Iraqi Shiite Cleric Muqtada Al-Sadr Vows End to ‘Invader Country’ U.S. Influence

Shiite cleric Moqtada al-Sadr attends the demonstration against the western bombings of Syria, which he called for, on april 15, 2018, in Najaf. - US, French and British missiles destroyed sites suspected of hosting chemical arms development and storage facilities but the buildings were mostly empty and the Western trio …

Shiite cleric Muqtada al-Sadr, a long-time adversary of the United States in Iraq, called the United States “an invader country” in remarks Wednesday, vowing to do whatever he could to diminish America’s role in the country.

“The U.S. is an invader country; we do not allow it to interfere at all,” al-Sadr said in a statement in response to how his Sayirun (“On the Move”) Coalition plans to form a new government in Iraq, reported the Washington Times.

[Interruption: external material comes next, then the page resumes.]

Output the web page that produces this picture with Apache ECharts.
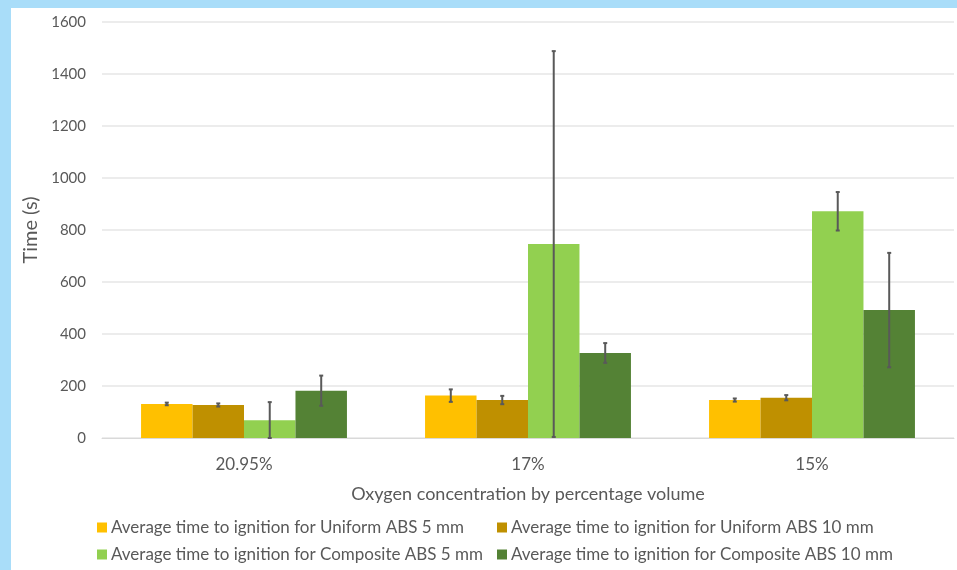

Despite his remarks, the Times reports that sources claim Washington has successfully attempted to reach out to al-Sadr and his coalition, which recently won the majority position in the Iraqi Parliament. The Times alleges American officials were interested in “the cleric’s position toward the prospect of a long-term U.S. military presence.”

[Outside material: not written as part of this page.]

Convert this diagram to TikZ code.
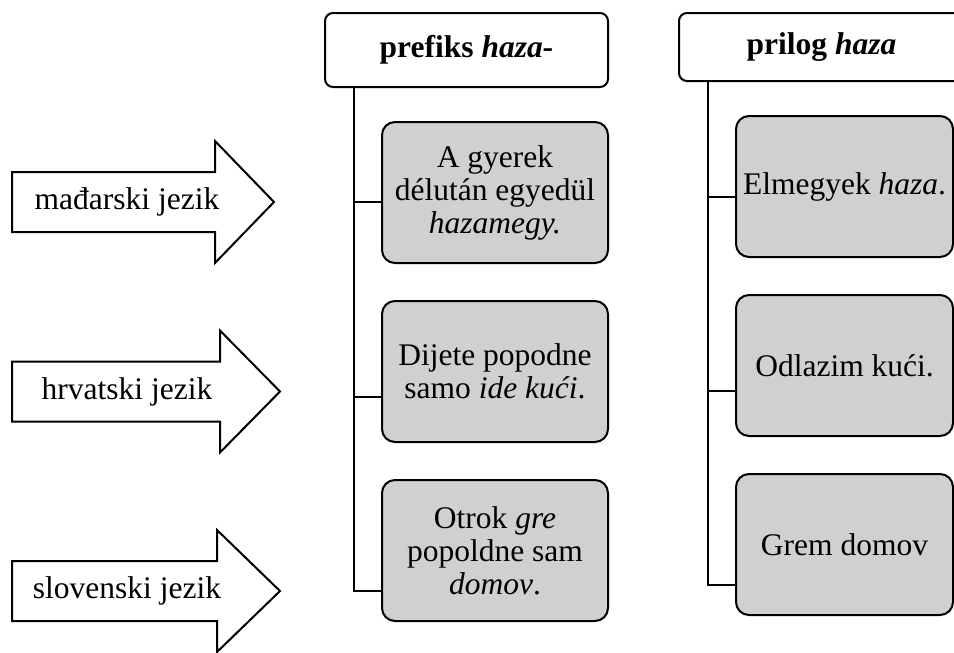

Iraq’s Election Commission declared al-Sadr’s Sayirun Coalition the winner of the majority of seats in Parliament in May’s national elections. Since al-Sadr did not register to run in the election, he cannot become Iraq’s next prime minister.

Prior to the official release of Iraq’s election results, the Sayirun Coalition was believed to have won one-sixth of Iraq’s 18 provinces. Al-Sadr joined forces with several allied blocs in Iraq to form a government.

These elections were of particular importance given Iraq’s recent liberation from the grips of the Islamic State. In March, the State Department said Islamic State jihadists are “adapting” to the fall of their so-called caliphate in Iraq and Syria.

Al-Sadr’s statements on Wednesday indicated his lack of willingness to see America’s influence there.

While al-Sadr has come out in opposition to Iranian influence in Iraq, as well, the Washington Times noted that al-Sadr was less critical of the Islamic Republic on Wednesday, saying, “Iran is a neighboring country that fears for its interest and we hope it will not interfere in Iraqi affairs.”

Soon after his declared victory, Iran’s ambassador to Baghdad Iraj Masjedi said al-Sadr is a “dear and influential friend and brother” of the Islamic Republic of Iran. In an interview with Alalam news network, Masjedi reportedly said Iran “welcomes and supports the will of the Iraqi people” and praised the “age-old and deep-rooted relations” between Iran and al-Sadr.

Despite tensions between them, their opposition to the United States and Israel are two things al-Sadr and Iran appear to agree on.

Prior to President Donald Trump’s official recognition of Jerusalem as Israel’s capital and the historic relocation of the U.S. Embassy to Jerusalem on May 14, al-Sadr reportedly said the act of relocating the U.S. Embassy would amount to a “declaration of war against Islam” and that it would result in the formation of an armed group to liberate the holy city.